> [CHALLENGE] Below is a listing. Return the lines from the one that contains "What matplotlib code" to the one that contains "plt.rcParams['font.family'] = ['Liberation", both ends included, verbatim and with no pictures.

> [SOURCE RECORDS]
<<<<

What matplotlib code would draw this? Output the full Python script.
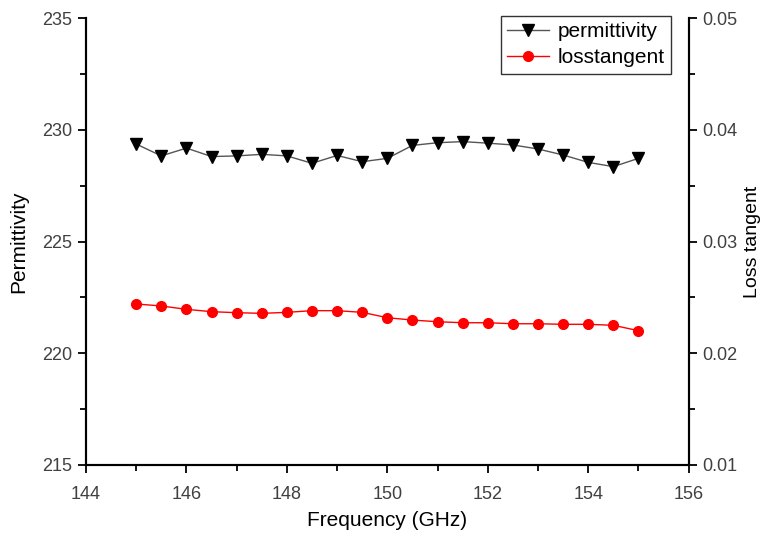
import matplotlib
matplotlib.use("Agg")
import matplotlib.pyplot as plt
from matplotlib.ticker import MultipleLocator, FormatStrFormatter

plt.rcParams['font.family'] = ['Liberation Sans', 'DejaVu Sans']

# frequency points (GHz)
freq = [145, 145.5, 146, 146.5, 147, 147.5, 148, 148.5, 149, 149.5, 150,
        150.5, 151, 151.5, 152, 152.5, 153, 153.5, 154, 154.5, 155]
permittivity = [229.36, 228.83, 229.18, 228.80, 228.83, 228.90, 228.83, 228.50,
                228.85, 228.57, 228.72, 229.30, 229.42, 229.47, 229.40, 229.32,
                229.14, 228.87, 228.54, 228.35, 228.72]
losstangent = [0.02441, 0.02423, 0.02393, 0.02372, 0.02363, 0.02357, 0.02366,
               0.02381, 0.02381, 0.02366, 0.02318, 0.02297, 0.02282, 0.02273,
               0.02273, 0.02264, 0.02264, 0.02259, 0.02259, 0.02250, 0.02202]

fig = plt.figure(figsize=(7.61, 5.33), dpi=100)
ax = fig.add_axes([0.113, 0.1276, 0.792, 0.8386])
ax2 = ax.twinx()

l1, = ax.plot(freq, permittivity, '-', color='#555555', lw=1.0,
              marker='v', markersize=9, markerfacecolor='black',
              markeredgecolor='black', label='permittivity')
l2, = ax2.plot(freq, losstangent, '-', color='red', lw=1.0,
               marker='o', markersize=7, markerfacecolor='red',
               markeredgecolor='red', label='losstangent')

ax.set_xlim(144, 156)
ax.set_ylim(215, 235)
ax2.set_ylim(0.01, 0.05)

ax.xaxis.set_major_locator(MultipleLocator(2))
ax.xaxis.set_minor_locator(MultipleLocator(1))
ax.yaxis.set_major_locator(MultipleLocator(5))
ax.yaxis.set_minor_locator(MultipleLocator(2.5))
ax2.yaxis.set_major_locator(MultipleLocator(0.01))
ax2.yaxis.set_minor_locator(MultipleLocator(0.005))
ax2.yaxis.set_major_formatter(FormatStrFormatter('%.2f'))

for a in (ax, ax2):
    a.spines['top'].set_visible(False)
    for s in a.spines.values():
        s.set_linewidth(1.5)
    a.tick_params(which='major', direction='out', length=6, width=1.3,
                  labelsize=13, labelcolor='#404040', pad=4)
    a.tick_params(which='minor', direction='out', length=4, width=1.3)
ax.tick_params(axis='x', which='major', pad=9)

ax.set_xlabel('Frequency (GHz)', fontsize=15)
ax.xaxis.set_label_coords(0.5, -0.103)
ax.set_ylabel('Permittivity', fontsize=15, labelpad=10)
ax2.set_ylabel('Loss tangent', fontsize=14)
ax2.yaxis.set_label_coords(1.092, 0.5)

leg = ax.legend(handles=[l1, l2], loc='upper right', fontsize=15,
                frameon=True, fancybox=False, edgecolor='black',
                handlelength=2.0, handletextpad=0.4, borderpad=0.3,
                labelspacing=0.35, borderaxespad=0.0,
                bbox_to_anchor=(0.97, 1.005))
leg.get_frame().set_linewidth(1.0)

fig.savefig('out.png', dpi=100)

>>>>
<<<<

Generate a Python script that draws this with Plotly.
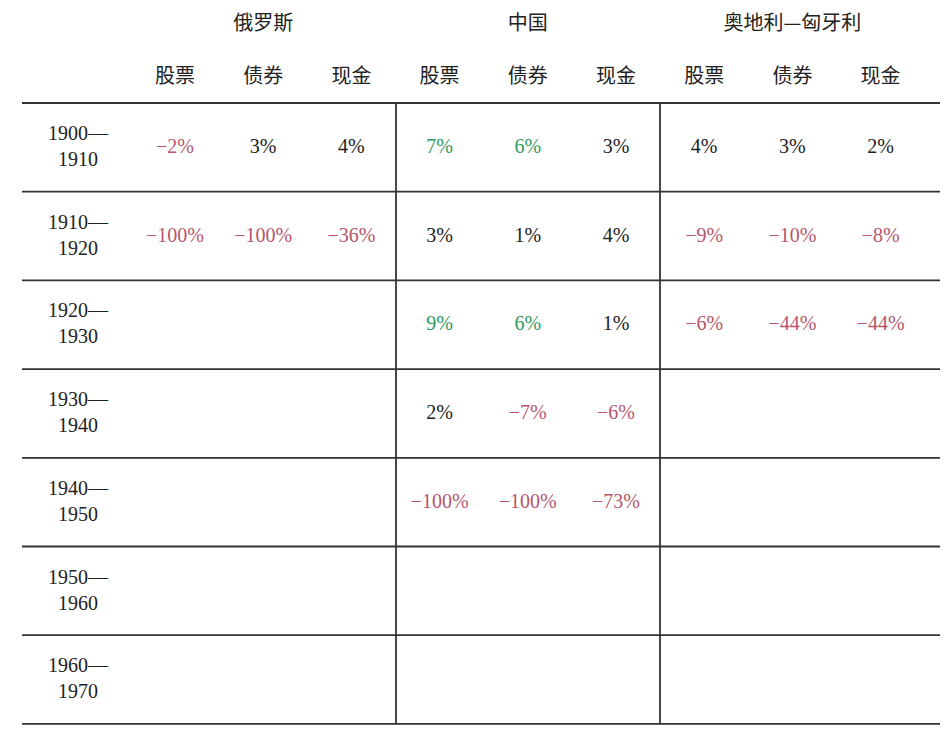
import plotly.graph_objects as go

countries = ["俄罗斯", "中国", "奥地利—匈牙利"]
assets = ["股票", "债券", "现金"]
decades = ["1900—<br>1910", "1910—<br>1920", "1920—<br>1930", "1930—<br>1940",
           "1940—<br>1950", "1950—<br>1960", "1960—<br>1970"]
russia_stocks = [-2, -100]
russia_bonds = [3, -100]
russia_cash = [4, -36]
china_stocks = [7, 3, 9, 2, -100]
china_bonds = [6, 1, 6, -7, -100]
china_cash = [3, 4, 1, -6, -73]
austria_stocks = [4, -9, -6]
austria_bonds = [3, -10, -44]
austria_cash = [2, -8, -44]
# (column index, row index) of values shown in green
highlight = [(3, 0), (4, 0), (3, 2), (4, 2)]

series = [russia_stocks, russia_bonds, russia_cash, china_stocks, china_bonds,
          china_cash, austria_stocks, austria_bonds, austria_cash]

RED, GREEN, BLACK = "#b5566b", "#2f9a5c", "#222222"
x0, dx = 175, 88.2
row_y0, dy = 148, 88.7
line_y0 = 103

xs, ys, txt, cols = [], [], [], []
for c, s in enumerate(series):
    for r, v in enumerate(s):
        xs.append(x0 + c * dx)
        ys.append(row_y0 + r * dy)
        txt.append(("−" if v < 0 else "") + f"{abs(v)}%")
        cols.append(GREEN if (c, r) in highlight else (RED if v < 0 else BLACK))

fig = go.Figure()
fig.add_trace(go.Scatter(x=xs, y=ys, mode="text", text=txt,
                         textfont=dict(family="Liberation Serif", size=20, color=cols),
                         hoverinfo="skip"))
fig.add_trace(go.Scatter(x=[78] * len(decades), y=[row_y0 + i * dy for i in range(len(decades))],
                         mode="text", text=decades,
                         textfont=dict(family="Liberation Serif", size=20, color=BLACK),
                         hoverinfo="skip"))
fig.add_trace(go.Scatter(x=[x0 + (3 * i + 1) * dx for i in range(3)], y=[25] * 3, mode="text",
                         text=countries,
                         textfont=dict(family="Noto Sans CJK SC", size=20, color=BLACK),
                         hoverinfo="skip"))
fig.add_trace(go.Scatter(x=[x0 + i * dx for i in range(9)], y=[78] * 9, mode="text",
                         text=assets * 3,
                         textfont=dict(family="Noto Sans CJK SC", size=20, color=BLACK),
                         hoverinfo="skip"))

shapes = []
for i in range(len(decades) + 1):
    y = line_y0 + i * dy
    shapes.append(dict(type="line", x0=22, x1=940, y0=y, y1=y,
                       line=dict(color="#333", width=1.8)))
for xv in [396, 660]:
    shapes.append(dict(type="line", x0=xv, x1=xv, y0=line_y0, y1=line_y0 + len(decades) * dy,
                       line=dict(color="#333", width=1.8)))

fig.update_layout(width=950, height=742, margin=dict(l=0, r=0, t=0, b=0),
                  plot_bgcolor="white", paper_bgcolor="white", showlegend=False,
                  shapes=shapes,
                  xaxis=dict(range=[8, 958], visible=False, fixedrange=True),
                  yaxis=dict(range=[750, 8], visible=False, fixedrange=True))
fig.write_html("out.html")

>>>>

> [THE RESULT]
What matplotlib code would draw this? Output the full Python script.
import matplotlib
matplotlib.use("Agg")
import matplotlib.pyplot as plt
from matplotlib.ticker import MultipleLocator, FormatStrFormatter

plt.rcParams['font.family'] = ['Liberation Sans', 'DejaVu Sans']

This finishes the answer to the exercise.